Tax revenge is sweet. And it can be profitable, as well.
Let me explain.
I’ve been writing (and writing and writing) for the past 15 months about how some of us who live in high-cost, high-tax blue states can get a measure of tax revenge for the damage that Donald Trump and his Republican accomplices inflicted on us in the 2017 tax bill by limiting federal deductions for state and local taxes to $10,000 a year.
Now, I’ve gotten my revenge, as reflected in my wife’s and my 2018 federal tax return.
Even though we took the standard deduction for possibly the first time in our 49-year marriage, we still managed to get a tax break on our charitable contributions instead of itemizing them.
Actually, as I’ll show you in a bit, we got two tax breaks.
What’s more, our accountant got us an even better deal than the loophole the Trumpublicans inserted into the 2017 tax bill (which no one should call “tax reform”) to let some people exclude 20 percent of their income from federal tax.
Let me take you through this by parsing the federal tax return drawn up for my wife and me by our accountant, Carl Schwartz of Rosenberg Rich Baker Berman & Co. of Maplewood, N.J.
The charitable-contribution tax break came from using a loophole that allows people like me — who are older than 70½ and are taking “required minimum distributions” from retirement accounts — to divert some retirement income to charities.
These “qualified charitable distributions” — which we’ll call QCDs from now on — consist of checks made out to charities rather than to the people taking retirement account distributions.
QCDs reduce your federally taxable income. So using QCDs rather than writing personal checks to charities reduced my wife’s and my federally taxable income while allowing us to also take the standard deduction.
What’s more, there was a bonus. Using QCDs reduced the amount of investment income on which we had to pay the 3.8 percent Medicare surcharge.
Then there’s the tax break that Schwartz, who has put up with my irreverent (some would say stupid) questions for more than 20 years, got me on my earnings from The Post and ProPublica. I’m a contractor, not an employee, at both places.
I asked Schwartz about the provision put into the 2017 tax law to allow partners in law firms and investment firms and such to exclude 20 percent of their income from taxation to give them a break similar to the break that corporations got from having their federal tax rate lowered to 21 percent from 35 percent.
But Schwartz did something better. He told me I could get a 100 percent reduction by contributing an amount equal to my after-expenses contractor income to an individual 401(k) plan.
Even I could see that paying tax on zero percent of my after-expenses contractor income is better than paying tax on 80 percent of it.
I’d love to tell you whether the 2017 tax law raised my 2018 taxes or lowered them.
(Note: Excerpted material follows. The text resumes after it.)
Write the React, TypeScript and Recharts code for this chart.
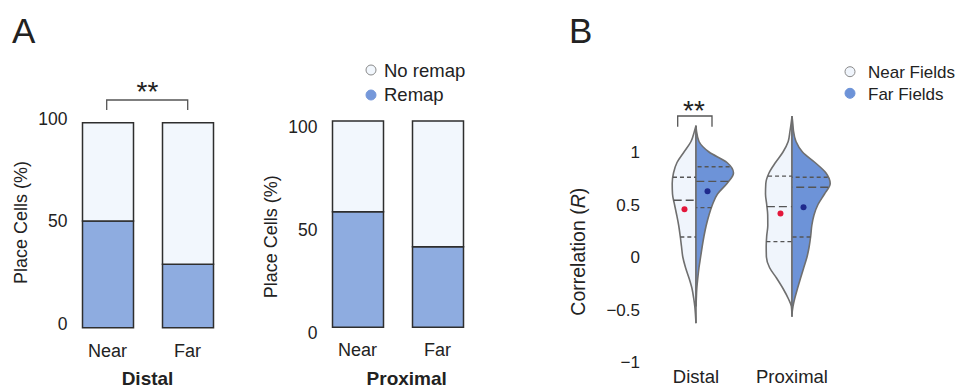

Alas, I can’t figure that out because my return is full of schedules and calculations (such as a credit from Form 8801) that I can’t begin to understand.
Maybe the Trumpublican tax legislation simplified filing for some people. But not for my wife and me. At 29 pages of federal tax forms, our 2018 return was 3 pages longer than our 2017 return. Such is life.
Trump addendum: I’d love to see Trump’s personal tax returns even though, as I wrote two years ago after consulting various tax experts, there’s probably no way they’d show anything like “income from Russian oligarchs.”
My (nonpartisan) goal is to find out how much tax our leader is paying, if any. I also want to see how much benefit (if any) he got from special provisions stuck into the 2017 tax bill.
Finally, I’d like to know how much Social Security retirement income Trump is drawing so we can see if he’s benefiting from a special provision that pays a bonus benefit to Social Security retirement-income beneficiaries who have children under 18. Trump’s son, Barron, is 13.
Gene Steuerle of the Tax Policy Center and I estimated last year that this “Late-in-Life-Baby Bonus” adds about $15,000 a year to Trump’s Social Security benefit. (The White House, as you’d expect, declined to comment.)
Will Republicans try to limit that bonus in any way when they start pitching what I’m sure they’ll call Social Security “reforms” to reduce future benefits? Somehow, I doubt it.